Next week’s Seton Hall Law School Gaming Law, Compliance and Integrity Bootcamp will attract gaming professionals from the East Coast and beyond.
But if the audience skews a bit younger than the usual gaming gathering, it’s because law students from Seton Hall will also be attending sessions on corporate ethics, regulatory structures, sports integrity, and other issues the industry faces.
According to Devon Corneal, Seton Hall Law School Associate Dean of Academics, the boot camp is an opportunity for about a dozen students considering gaming industry careers to “learn what is expected of them.”
“We really require that they participate,” Corneal says. “They have to ask questions, they have to learn to network, they’ve got to really engage in the process. It helps us understand the contours of the issues that are facing regulators and operators and professionals and help them clarify what they need to help prepare, and what they need to be, in order to enter that field.”
The Seton Hall Bootcamp is scheduled for March 4-5 at the Seton Hall University Law School in Newark, New Jersey.
Corneal notes that Seton Hall’s law school has been hosting compliance education sessions for healthcare professionals for 20 years. The growth of sports betting since the repeal of the Professional and Amateur Sports Protection Act in 2018, and the state of New Jersey’s importance as one of the gaming industry’s hubs, indicated a need for the Seton Hall bootcamp.

“It seemed like this was the place where we could really contribute and start to develop corporate cultures of ethics and compliance and regulatory affairs,” Corneal says of the bootcamps, which debuted in 2020.
The growth of sports betting and the expected expansion of igaming make it imperative that gaming professionals be well-versed in compliance issues. Sessions such as “The Purpose of Compliance Officers & Compliance Committees” and “Operating Successfully in Multiple Markets & Working Effectively with Regulators” are designed to illustrate how to navigate various gaming markets.

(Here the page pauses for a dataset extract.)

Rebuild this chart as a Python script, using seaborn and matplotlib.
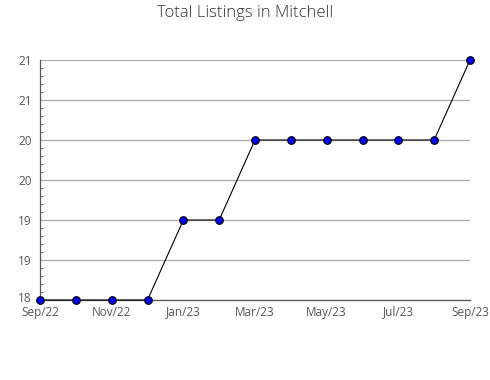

“What we can provide people with is the capacity to understand how to go about being compliant,” Corneal says. “How to foster internal cultures of ethics and compliance and regulatory experience, how to build positive relationships with regulators, how to read and analyze statutory guidance, how to prepare for the questions that they are going to face in the industry. What’s the appropriate level of advertising, what is the language that can be used, what are the questions that your compliance committee is going to ask. We’re trying to get people to think of these things. We’re not educating people as to the exact language of New York or New Jersey statutes, for example, but what we are doing is giving them the tools and the skills to understand their operations, how to effectively manage those relationships, how to build your substantive knowledge, how to connect with your colleagues in order to make good decisions.”
The intersection of sports and gambling will be featured in the session “Maintaining Sports Integrity: The Lifecyle of an Investigation.” Corneal notes that PASPA’s repeal and the adoption of sports betting in 30 states (counting North Carolina’s March 11 launch) and the District of Columbia has caused uncertainty among professional sports and collegiate teams, coaches, and athletes.
“Education at all those levels is incredibly important,” Corneal says. “It’s making sure that the entities and teams and leagues themselves know what the contours of the regulations are so that they can implement rules that make sense, and really provide the kind of educational support they need for everyone.”
The Seton Hall bootcamp also will feature sessions on “Responsible Gaming: Stories from the Front Lines” and “Tribal Gaming: The Current State of Play.”